=== SET TASK ===
Using the entries that follow, collect the lines where the word "this" appears.

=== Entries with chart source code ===
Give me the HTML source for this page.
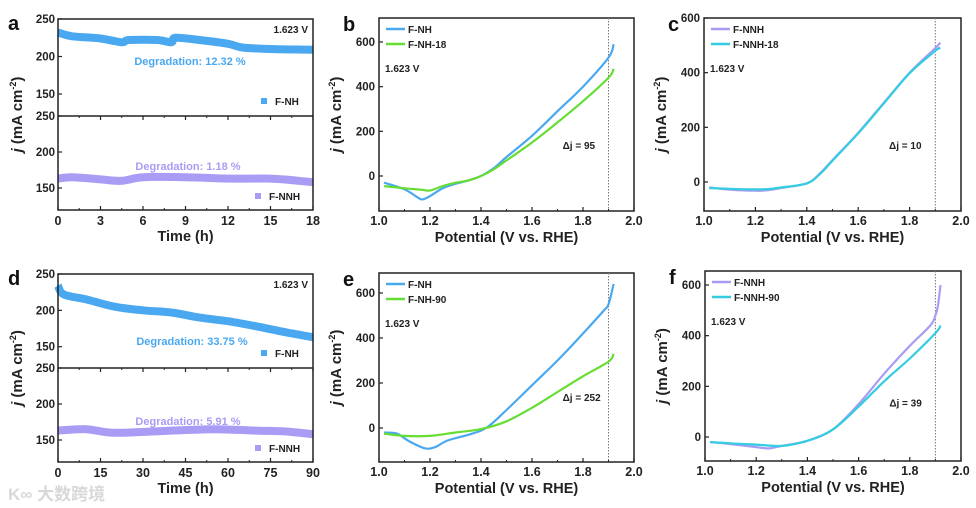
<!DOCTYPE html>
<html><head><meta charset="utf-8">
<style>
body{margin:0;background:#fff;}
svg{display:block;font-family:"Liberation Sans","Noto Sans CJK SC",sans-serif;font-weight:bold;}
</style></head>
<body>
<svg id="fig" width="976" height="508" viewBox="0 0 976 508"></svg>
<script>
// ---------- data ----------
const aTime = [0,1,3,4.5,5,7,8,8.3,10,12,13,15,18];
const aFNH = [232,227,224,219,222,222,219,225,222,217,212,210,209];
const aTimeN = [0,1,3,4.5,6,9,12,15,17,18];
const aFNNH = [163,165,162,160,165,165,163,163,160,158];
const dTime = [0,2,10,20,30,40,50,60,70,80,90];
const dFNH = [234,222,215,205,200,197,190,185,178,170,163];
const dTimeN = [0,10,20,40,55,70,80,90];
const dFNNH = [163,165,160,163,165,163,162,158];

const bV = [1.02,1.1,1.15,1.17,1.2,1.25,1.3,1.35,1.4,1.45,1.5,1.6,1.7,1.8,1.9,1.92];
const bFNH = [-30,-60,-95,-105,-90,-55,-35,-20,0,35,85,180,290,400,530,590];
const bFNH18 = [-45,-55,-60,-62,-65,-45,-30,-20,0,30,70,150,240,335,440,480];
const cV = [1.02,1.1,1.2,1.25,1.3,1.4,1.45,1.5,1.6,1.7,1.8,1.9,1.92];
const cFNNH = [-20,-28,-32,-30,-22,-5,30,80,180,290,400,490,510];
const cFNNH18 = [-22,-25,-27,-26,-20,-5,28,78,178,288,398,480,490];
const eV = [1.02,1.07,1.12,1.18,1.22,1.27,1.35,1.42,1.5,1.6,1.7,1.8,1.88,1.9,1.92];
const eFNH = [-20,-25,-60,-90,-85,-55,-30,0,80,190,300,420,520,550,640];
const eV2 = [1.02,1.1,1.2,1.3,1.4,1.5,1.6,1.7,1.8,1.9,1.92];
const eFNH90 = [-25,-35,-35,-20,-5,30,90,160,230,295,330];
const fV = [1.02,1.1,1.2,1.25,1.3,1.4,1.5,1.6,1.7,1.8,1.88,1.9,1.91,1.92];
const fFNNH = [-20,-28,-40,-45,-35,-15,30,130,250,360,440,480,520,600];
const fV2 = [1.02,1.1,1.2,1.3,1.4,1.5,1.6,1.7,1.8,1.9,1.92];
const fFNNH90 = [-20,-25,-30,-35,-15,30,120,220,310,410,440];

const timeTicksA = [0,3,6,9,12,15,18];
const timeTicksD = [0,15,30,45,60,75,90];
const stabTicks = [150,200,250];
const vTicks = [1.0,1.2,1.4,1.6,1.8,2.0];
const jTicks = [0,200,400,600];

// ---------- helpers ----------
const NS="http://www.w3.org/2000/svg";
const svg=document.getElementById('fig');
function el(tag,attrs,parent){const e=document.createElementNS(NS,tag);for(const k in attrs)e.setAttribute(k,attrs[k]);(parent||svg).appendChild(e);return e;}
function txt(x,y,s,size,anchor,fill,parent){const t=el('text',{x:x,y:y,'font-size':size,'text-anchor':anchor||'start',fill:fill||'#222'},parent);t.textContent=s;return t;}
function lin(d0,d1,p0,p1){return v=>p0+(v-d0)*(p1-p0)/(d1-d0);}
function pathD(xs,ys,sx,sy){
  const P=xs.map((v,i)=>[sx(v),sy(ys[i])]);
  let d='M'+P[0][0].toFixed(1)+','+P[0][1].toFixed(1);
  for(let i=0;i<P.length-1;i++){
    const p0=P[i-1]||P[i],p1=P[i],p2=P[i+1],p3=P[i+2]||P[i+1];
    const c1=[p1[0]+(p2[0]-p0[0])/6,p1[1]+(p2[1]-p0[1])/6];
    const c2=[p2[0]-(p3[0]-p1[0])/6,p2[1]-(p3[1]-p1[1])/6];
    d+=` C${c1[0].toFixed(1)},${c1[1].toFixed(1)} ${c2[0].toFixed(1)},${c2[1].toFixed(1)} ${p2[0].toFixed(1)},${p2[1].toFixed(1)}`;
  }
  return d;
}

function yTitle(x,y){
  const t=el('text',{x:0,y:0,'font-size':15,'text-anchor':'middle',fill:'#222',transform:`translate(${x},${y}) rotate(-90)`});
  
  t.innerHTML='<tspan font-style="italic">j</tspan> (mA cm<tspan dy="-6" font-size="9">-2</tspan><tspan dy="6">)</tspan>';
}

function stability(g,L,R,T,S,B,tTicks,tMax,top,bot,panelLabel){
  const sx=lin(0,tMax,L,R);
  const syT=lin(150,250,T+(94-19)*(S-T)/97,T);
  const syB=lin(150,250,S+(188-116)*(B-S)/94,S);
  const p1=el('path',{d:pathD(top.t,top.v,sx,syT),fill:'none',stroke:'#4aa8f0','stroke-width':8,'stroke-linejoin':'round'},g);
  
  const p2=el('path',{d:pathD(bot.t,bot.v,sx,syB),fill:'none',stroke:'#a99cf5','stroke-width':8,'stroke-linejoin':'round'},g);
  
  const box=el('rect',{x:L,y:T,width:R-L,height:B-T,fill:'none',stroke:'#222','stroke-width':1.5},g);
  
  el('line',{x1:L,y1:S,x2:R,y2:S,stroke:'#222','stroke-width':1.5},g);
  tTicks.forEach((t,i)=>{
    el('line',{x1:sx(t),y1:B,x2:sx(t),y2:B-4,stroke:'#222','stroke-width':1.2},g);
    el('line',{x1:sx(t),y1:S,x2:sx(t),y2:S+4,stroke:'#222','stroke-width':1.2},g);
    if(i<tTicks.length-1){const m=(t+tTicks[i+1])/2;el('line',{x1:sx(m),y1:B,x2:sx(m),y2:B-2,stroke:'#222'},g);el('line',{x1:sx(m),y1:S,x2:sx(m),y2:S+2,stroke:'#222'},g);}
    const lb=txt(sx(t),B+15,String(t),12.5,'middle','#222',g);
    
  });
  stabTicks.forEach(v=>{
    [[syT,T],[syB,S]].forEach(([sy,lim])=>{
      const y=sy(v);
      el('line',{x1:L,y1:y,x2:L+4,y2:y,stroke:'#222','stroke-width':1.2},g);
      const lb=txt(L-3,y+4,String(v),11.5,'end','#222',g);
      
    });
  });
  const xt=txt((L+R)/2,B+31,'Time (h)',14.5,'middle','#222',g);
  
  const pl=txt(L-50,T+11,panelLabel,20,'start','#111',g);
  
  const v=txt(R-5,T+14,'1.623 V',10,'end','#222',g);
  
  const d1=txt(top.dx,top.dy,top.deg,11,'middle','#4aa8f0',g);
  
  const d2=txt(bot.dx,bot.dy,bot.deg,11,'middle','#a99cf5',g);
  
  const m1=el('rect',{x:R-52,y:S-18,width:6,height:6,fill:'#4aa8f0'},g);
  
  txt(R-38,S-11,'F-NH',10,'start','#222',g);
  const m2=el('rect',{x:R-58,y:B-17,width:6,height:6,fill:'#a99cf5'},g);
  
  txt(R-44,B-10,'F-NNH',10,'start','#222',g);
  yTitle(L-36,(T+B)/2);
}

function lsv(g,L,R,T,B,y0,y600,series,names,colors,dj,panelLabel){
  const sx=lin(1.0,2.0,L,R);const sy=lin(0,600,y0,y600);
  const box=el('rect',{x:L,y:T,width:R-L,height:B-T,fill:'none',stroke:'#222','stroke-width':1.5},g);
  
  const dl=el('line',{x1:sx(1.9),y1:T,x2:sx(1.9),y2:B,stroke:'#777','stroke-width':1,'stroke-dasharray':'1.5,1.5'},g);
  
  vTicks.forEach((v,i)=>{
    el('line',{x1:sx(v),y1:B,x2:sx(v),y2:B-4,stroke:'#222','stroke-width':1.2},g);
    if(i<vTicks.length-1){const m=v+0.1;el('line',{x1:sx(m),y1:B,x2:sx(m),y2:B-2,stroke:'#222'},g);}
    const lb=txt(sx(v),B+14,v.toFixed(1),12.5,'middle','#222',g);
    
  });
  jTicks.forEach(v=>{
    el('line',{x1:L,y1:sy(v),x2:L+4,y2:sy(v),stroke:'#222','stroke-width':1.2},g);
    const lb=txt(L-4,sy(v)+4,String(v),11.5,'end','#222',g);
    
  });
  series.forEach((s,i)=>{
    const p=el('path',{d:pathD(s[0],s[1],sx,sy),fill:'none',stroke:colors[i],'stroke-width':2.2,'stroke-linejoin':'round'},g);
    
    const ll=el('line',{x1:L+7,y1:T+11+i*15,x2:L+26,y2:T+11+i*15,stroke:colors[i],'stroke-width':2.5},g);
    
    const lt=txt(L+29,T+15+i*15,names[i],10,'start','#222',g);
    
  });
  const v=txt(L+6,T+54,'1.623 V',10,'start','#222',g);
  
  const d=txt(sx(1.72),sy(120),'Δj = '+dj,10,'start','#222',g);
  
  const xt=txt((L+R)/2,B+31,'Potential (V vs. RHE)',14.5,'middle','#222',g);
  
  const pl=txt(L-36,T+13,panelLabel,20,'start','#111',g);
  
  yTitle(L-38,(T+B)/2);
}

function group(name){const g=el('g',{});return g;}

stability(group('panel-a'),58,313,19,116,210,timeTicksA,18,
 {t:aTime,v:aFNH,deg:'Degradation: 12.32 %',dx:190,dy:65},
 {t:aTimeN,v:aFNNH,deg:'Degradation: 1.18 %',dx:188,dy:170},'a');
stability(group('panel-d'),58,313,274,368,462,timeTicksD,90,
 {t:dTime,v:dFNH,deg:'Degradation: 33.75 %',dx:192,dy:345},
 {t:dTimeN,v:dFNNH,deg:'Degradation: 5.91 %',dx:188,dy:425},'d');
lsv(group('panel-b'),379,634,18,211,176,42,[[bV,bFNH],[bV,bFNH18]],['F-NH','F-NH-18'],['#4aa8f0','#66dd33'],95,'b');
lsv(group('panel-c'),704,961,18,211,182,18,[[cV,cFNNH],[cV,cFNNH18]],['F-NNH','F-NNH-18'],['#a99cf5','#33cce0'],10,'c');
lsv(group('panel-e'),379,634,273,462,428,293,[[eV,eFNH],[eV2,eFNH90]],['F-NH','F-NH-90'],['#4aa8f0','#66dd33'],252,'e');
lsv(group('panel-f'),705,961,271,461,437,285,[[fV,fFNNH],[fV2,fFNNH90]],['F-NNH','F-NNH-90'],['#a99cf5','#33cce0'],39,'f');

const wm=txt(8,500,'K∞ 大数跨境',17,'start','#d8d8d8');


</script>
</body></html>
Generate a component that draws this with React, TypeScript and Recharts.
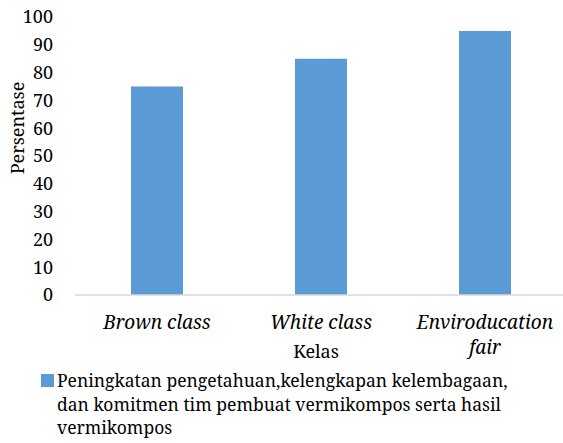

=== REPLY TO THE TASK ===
Give me the HTML source for this page.
Generate a component that draws this with React, TypeScript and Recharts.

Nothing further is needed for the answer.